14 Oct, 2008 - Singapore-based food, dairy, fruit juice and meat company QAF Ltd has posted a profit warning for the quarter ending 30 September due to rising production costs and a slump in selling prices caused by the global financial crisis.
QAF, which owns a number of companies throughout Asia and Australia, revealed it expects the before-tax loss for Q3 to be “substantially higher” than the S$1.5 million deficit it posted at the end of June 2008.
The performance of its Chinese apple juice division as well as its meat and animal feed operations in Australia incurred most losses, the company admitted.
“Both divisions suffered from having to purchase raw materials at harvest time (around the end of 2007 and early 2008) when there was global escalation of food prices,” a QAF statement said.
“It added: “This has resulted in high production costs and the onset of the global economic downturn has also affected the divisions’ selling prices as trading conditions became difficult."

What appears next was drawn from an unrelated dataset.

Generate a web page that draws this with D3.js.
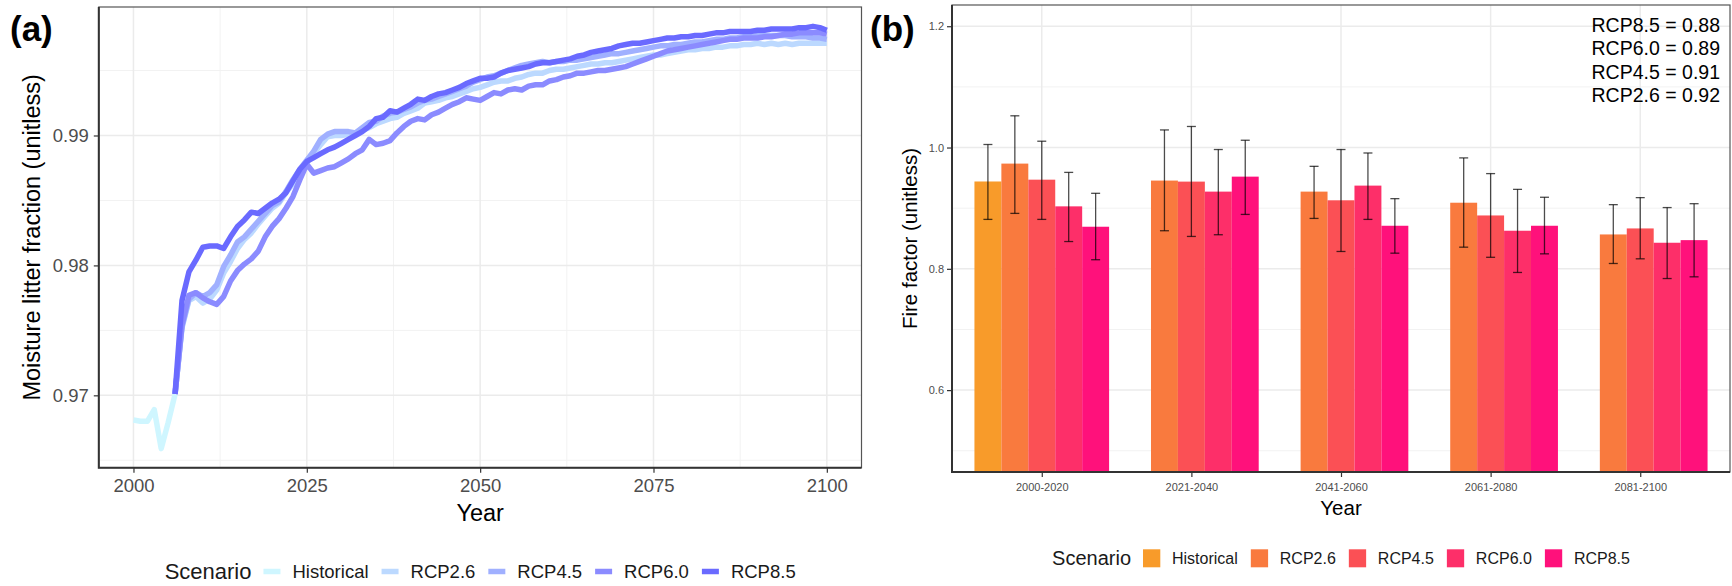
<!DOCTYPE html>
<html>
<head>
<meta charset="utf-8">
<script src="https://cdn.jsdelivr.net/npm/d3@7"></script>
<style>
  body { margin: 0; background: #fff; }
  svg { display: block; font-family: "Liberation Sans", Arial, sans-serif; }
</style>
</head>
<body>
<svg id="chart" width="1732" height="586"></svg>
<script>
// ---- data ----
const scenarios = ["Historical", "RCP2.6", "RCP4.5", "RCP6.0", "RCP8.5"];
const lineColors = ["#cff6ff", "#bcd9ff", "#a0b0ff", "#8b8bff", "#6a6aff"];
const barColors = ["#f89b2a", "#f97a3e", "#fb5055", "#fd2f69", "#ff117b"];

// panel (a): moisture litter fraction
const histYears = [2000, 2001, 2002, 2003, 2004, 2005, 2006];
const histLitter = [0.9681, 0.9680, 0.9680, 0.9689, 0.9659, 0.9679, 0.9701];
const futureYears = d3.range(2006, 2101);
const rcp26Litter = [
  .9701,.9752,.9773,.9776,.9771,.9774,.9781,.9794,.9803,.9813,
  .9820,.9825,.9832,.9838,.9844,.9848,.9856,.9863,.9871,.9879,
  .9886,.9893,.9899,.9900,.9900,.9901,.9901,.9904,.9906,.9909,
  .9911,.9913,.9914,.9917,.9919,.9921,.9925,.9926,.9927,.9929,
  .9930,.9932,.9934,.9936,.9937,.9939,.9941,.9942,.9942,.9944,
  .9945,.9947,.9948,.9948,.9950,.9951,.9951,.9952,.9953,.9954,
  .9955,.9955,.9956,.9956,.9957,.9958,.9959,.9960,.9961,.9962,
  .9962,.9963,.9964,.9965,.9966,.9966,.9967,.9967,.9968,.9968,
  .9969,.9969,.9970,.9970,.9971,.9970,.9971,.9970,.9971,.9970,
  .9971,.9971,.9971,.9971,.9971];
const rcp45Litter = [
  .9701,.9753,.9774,.9779,.9776,.9779,.9785,.9799,.9808,.9818,
  .9822,.9828,.9834,.9840,.9846,.9849,.9857,.9866,.9874,.9881,
  .9888,.9897,.9901,.9903,.9903,.9903,.9902,.9906,.9910,.9911,
  .9915,.9917,.9918,.9920,.9922,.9925,.9927,.9928,.9930,.9932,
  .9934,.9936,.9938,.9941,.9943,.9945,.9946,.9948,.9950,.9952,
  .9954,.9955,.9956,.9957,.9956,.9957,.9957,.9958,.9958,.9959,
  .9960,.9961,.9962,.9963,.9963,.9964,.9965,.9966,.9967,.9968,
  .9969,.9969,.9970,.9970,.9971,.9972,.9972,.9973,.9974,.9974,
  .9975,.9975,.9976,.9976,.9977,.9977,.9977,.9977,.9977,.9976,
  .9976,.9976,.9975,.9975,.9974];
const rcp60Litter = [
  .9701,.9754,.9777,.9779,.9775,.9772,.9770,.9776,.9788,.9796,
  .9801,.9805,.9811,.9822,.9830,.9836,.9844,.9853,.9866,.9878,
  .9871,.9873,.9875,.9876,.9879,.9882,.9886,.9889,.9897,.9893,
  .9894,.9896,.9902,.9907,.9911,.9913,.9912,.9916,.9918,.9921,
  .9924,.9926,.9929,.9928,.9927,.9930,.9933,.9932,.9935,.9936,
  .9935,.9938,.9939,.9939,.9942,.9943,.9945,.9946,.9948,.9948,
  .9949,.9950,.9950,.9951,.9952,.9953,.9955,.9957,.9959,.9961,
  .9963,.9965,.9966,.9967,.9968,.9969,.9970,.9971,.9972,.9973,
  .9974,.9974,.9975,.9975,.9975,.9976,.9976,.9977,.9978,.9978,
  .9979,.9979,.9979,.9979,.9978];
const rcp85Litter = [
  .9701,.9773,.9795,.9804,.9814,.9815,.9815,.9813,.9822,.9830,
  .9835,.9841,.9840,.9844,.9848,.9851,.9856,.9865,.9874,.9880,
  .9883,.9886,.9889,.9891,.9894,.9897,.9900,.9903,.9907,.9913,
  .9914,.9919,.9918,.9921,.9924,.9928,.9927,.9930,.9932,.9933,
  .9935,.9937,.9940,.9942,.9944,.9944,.9945,.9948,.9950,.9951,
  .9952,.9953,.9955,.9956,.9956,.9957,.9958,.9959,.9961,.9962,
  .9964,.9965,.9966,.9967,.9969,.9970,.9971,.9971,.9972,.9973,
  .9974,.9975,.9975,.9976,.9976,.9977,.9977,.9978,.9979,.9979,
  .9980,.9980,.9980,.9980,.9981,.9981,.9982,.9982,.9982,.9982,
  .9983,.9983,.9984,.9983,.9981];

// panel (b): fire factor by period
const periods = ["2000-2020", "2021-2040", "2041-2060", "2061-2080", "2081-2100"];
const histFire = [0.944];
const histFireLo = [0.8815];
const histFireHi = [1.005];
const rcp26Fire = [0.9735, 0.9455, 0.9273, 0.909, 0.8567];
const rcp26FireLo = [0.8914, 0.8628, 0.8831, 0.8357, 0.8088];
const rcp26FireHi = [1.0523, 1.029, 0.969, 0.9829, 0.9058];
const rcp45Fire = [0.947, 0.9438, 0.913, 0.888, 0.8666];
const rcp45FireLo = [0.8815, 0.8534, 0.8286, 0.819, 0.8165];
const rcp45FireHi = [1.0104, 1.0347, 0.9967, 0.957, 0.9174];
const rcp60Fire = [0.903, 0.9273, 0.9372, 0.8628, 0.843];
const rcp60FireLo = [0.845, 0.8562, 0.8815, 0.794, 0.784];
const rcp60FireHi = [0.959, 0.9967, 0.991, 0.931, 0.901];
const rcp85Fire = [0.8694, 0.952, 0.871, 0.871, 0.8473];
const rcp85FireLo = [0.815, 0.8897, 0.8258, 0.8247, 0.7868];
const rcp85FireHi = [0.9245, 1.012, 0.9157, 0.918, 0.9074];
const fireNotes = ["RCP8.5 = 0.88", "RCP6.0 = 0.89", "RCP4.5 = 0.91", "RCP2.6 = 0.92"];

// ---- drawing ----
const svg = d3.select("#chart");
svg.append("rect").attr("width", 1732).attr("height", 586).attr("fill", "#fff");

function drawGrid(g, box, xs, ys, major, minor)
{
    g.append("g").selectAll("line").data(minor.x).join("line")
        .attr("x1", d => xs(d)).attr("x2", d => xs(d))
        .attr("y1", box.top).attr("y2", box.bottom)
        .attr("stroke", "#f2f2f2").attr("stroke-width", 1);
    g.append("g").selectAll("line").data(minor.y).join("line")
        .attr("y1", d => ys(d)).attr("y2", d => ys(d))
        .attr("x1", box.left).attr("x2", box.right)
        .attr("stroke", "#f2f2f2").attr("stroke-width", 1);
    g.append("g").selectAll("line").data(major.x).join("line")
        .attr("x1", d => xs(d)).attr("x2", d => xs(d))
        .attr("y1", box.top).attr("y2", box.bottom)
        .attr("stroke", "#ebebeb").attr("stroke-width", 1.5);
    g.append("g").selectAll("line").data(major.y).join("line")
        .attr("y1", d => ys(d)).attr("y2", d => ys(d))
        .attr("x1", box.left).attr("x2", box.right)
        .attr("stroke", "#ebebeb").attr("stroke-width", 1.5);
}

function drawFrame(g, box)
{
    g.append("rect")
        .attr("x", box.left).attr("y", box.top)
        .attr("width", box.right - box.left).attr("height", box.bottom - box.top)
        .attr("fill", "none").attr("stroke", "#555").attr("stroke-width", 1.2);
    g.append("path")
        .attr("d", `M${box.left},${box.top}V${box.bottom}H${box.right}`)
        .attr("fill", "none").attr("stroke", "#333").attr("stroke-width", 2);
}

function styleAxis(axisG, size)
{
    axisG.select(".domain").remove();
    axisG.selectAll(".tick line").attr("stroke", "#333").attr("stroke-width", 1.2);
    axisG.selectAll(".tick text")
        .attr("fill", "#4d4d4d")
        .style("font-size", size + "px")
        .style("font-family", "'Liberation Sans', Arial, sans-serif");
}

// legend centred under a panel; keyFn draws one key at (x, cy)
function drawLegend(g, centerX, cy, titleSize, labelSize, colors, keyFn)
{
    const leg = g.append("g");
    const title = leg.append("text")
        .attr("y", cy).attr("dy", "0.35em")
        .style("font-size", titleSize + "px").attr("fill", "#1a1a1a")
        .text("Scenario");
    let x = title.node().getComputedTextLength() + 12;
    scenarios.forEach((name, i) => {
        keyFn(leg, x, cy, colors[i]);
        const t = leg.append("text")
            .attr("x", x + 29).attr("y", cy).attr("dy", "0.35em")
            .style("font-size", labelSize + "px").attr("fill", "#1a1a1a")
            .text(name);
        x += 29 + t.node().getComputedTextLength() + 13;
    });
    const width = x - 13;
    leg.attr("transform", `translate(${centerX - width / 2},0)`);
}

// ---------- panel (a) ----------
const boxA = {left: 98.8, right: 861.5, top: 7, bottom: 467.7};
const xA = d3.scaleLinear().domain([1995, 2105]).range([boxA.left, boxA.right]);
const yA = d3.scaleLinear().domain([0.96443, 0.99989]).range([boxA.bottom, boxA.top]);
const gA = svg.append("g");

drawGrid(gA, boxA, xA, yA,
    {x: [2000, 2025, 2050, 2075, 2100], y: [0.97, 0.98, 0.99]},
    {x: [2012.5, 2037.5, 2062.5, 2087.5], y: [0.965, 0.975, 0.985, 0.995]});

const litterSeries = [
    {name: "Historical", years: histYears, values: histLitter},
    {name: "RCP2.6", years: futureYears, values: rcp26Litter},
    {name: "RCP4.5", years: futureYears, values: rcp45Litter},
    {name: "RCP6.0", years: futureYears, values: rcp60Litter},
    {name: "RCP8.5", years: futureYears, values: rcp85Litter},
];

const line = d3.line()
    .x(d => xA(d[0]))
    .y(d => yA(d[1]));

gA.append("g")
    .attr("fill", "none")
    .attr("stroke-width", 5.5)
    .attr("stroke-linejoin", "round")
    .selectAll("path")
    .data(litterSeries)
    .join("path")
    .attr("stroke", d => lineColors[scenarios.indexOf(d.name)])
    .attr("d", d => line(d3.zip(d.years, d.values)));

drawFrame(gA, boxA);

const axA = gA.append("g")
    .attr("transform", `translate(0,${boxA.bottom})`)
    .call(d3.axisBottom(xA).tickValues([2000, 2025, 2050, 2075, 2100])
        .tickFormat(d3.format("d")).tickSize(5).tickPadding(6));
styleAxis(axA, 18.5);

const ayA = gA.append("g")
    .attr("transform", `translate(${boxA.left},0)`)
    .call(d3.axisLeft(yA).tickValues([0.97, 0.98, 0.99])
        .tickFormat(d3.format(".2f")).tickSize(5).tickPadding(5));
styleAxis(ayA, 18.5);

gA.append("text")
    .attr("x", (boxA.left + boxA.right) / 2).attr("y", 521)
    .attr("text-anchor", "middle")
    .style("font-size", "23.5px")
    .text("Year");

gA.append("text")
    .attr("transform", `translate(40,${(boxA.top + boxA.bottom) / 2}) rotate(-90)`)
    .attr("text-anchor", "middle")
    .style("font-size", "23.5px")
    .text("Moisture litter fraction (unitless)");

gA.append("text")
    .attr("x", 10).attr("y", 41)
    .style("font-size", "35px").style("font-weight", "bold")
    .text("(a)");

drawLegend(gA, (boxA.left + boxA.right) / 2, 571.5, 22, 18.5, lineColors,
    (leg, x, cy, color) => leg.append("line")
        .attr("x1", x).attr("x2", x + 17).attr("y1", cy).attr("y2", cy)
        .attr("stroke", color).attr("stroke-width", 5.5));

// ---------- panel (b) ----------
const boxB = {left: 952, right: 1730, top: 5, bottom: 472};
const xB = d3.scalePoint().domain(periods).range([boxB.left, boxB.right]).padding(0.6);
const yB = d3.scaleLinear().domain([0.465, 1.235]).range([boxB.bottom, boxB.top]);
const slot = d3.scaleBand().domain(scenarios)
    .range([-0.45 * xB.step(), 0.45 * xB.step()]);
const gB = svg.append("g");

drawGrid(gB, boxB, xB, yB,
    {x: periods, y: [0.6, 0.8, 1.0, 1.2]},
    {x: [], y: [0.5, 0.7, 0.9, 1.1]});

const fireSeries = [
    {name: "Historical", mean: histFire, lo: histFireLo, hi: histFireHi},
    {name: "RCP2.6", mean: rcp26Fire, lo: rcp26FireLo, hi: rcp26FireHi},
    {name: "RCP4.5", mean: rcp45Fire, lo: rcp45FireLo, hi: rcp45FireHi},
    {name: "RCP6.0", mean: rcp60Fire, lo: rcp60FireLo, hi: rcp60FireHi},
    {name: "RCP8.5", mean: rcp85Fire, lo: rcp85FireLo, hi: rcp85FireHi},
];
const fireRows = fireSeries.flatMap(s => s.mean.map((v, i) => ({
    name: s.name, period: periods[i], mean: v, lo: s.lo[i], hi: s.hi[i]
})));

gB.append("g")
    .selectAll("rect")
    .data(fireRows)
    .join("rect")
    .attr("x", d => xB(d.period) + slot(d.name))
    .attr("width", slot.bandwidth())
    .attr("y", d => yB(d.mean))
    .attr("height", d => boxB.bottom - yB(d.mean))
    .attr("fill", d => barColors[scenarios.indexOf(d.name)]);

const errG = gB.append("g")
    .attr("stroke", "#000")
    .attr("stroke-opacity", 0.7)
    .attr("stroke-width", 1.3);
const capHalf = 4.5;
fireRows.forEach(d => {
    const cx = xB(d.period) + slot(d.name) + slot.bandwidth() / 2;
    errG.append("line").attr("x1", cx).attr("x2", cx)
        .attr("y1", yB(d.lo)).attr("y2", yB(d.hi));
    errG.append("line").attr("x1", cx - capHalf).attr("x2", cx + capHalf)
        .attr("y1", yB(d.lo)).attr("y2", yB(d.lo));
    errG.append("line").attr("x1", cx - capHalf).attr("x2", cx + capHalf)
        .attr("y1", yB(d.hi)).attr("y2", yB(d.hi));
});

drawFrame(gB, boxB);

const axB = gB.append("g")
    .attr("transform", `translate(0,${boxB.bottom})`)
    .call(d3.axisBottom(xB).tickSize(5).tickPadding(6));
styleAxis(axB, 11);

const ayB = gB.append("g")
    .attr("transform", `translate(${boxB.left},0)`)
    .call(d3.axisLeft(yB).tickValues([0.6, 0.8, 1.0, 1.2])
        .tickFormat(d3.format(".1f")).tickSize(5).tickPadding(3));
styleAxis(ayB, 11);

gB.append("text")
    .attr("x", (boxB.left + boxB.right) / 2).attr("y", 515)
    .attr("text-anchor", "middle")
    .style("font-size", "20.5px")
    .text("Year");

gB.append("text")
    .attr("transform", `translate(917,${(boxB.top + boxB.bottom) / 2}) rotate(-90)`)
    .attr("text-anchor", "middle")
    .style("font-size", "20.5px")
    .text("Fire factor (unitless)");

gB.append("text")
    .attr("x", 870).attr("y", 41)
    .style("font-size", "35px").style("font-weight", "bold")
    .text("(b)");

gB.append("g")
    .selectAll("text")
    .data(fireNotes)
    .join("text")
    .attr("x", 1720)
    .attr("y", (d, i) => 32 + i * 23.4)
    .attr("text-anchor", "end")
    .style("font-size", "19.5px")
    .text(d => d);

drawLegend(gB, (boxB.left + boxB.right) / 2, 558.3, 20, 16, barColors,
    (leg, x, cy, color) => leg.append("rect")
        .attr("x", x).attr("y", cy - 9).attr("width", 17.3).attr("height", 18)
        .attr("fill", color));
</script>
</body>
</html>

The firm’s profits have also been hit by “unrealised foreign exchange” losses arising from the strengthening of the Singapore dollar. The Singapore Stock Exchange’s rejection of the acquisition proposal by Iconic Global Ltd and the consequent “remaining investment cost of S$1.5 million in Iconic in the third quarter” woud also have an effect, said QAF.
The company said it would release its results on 14 November.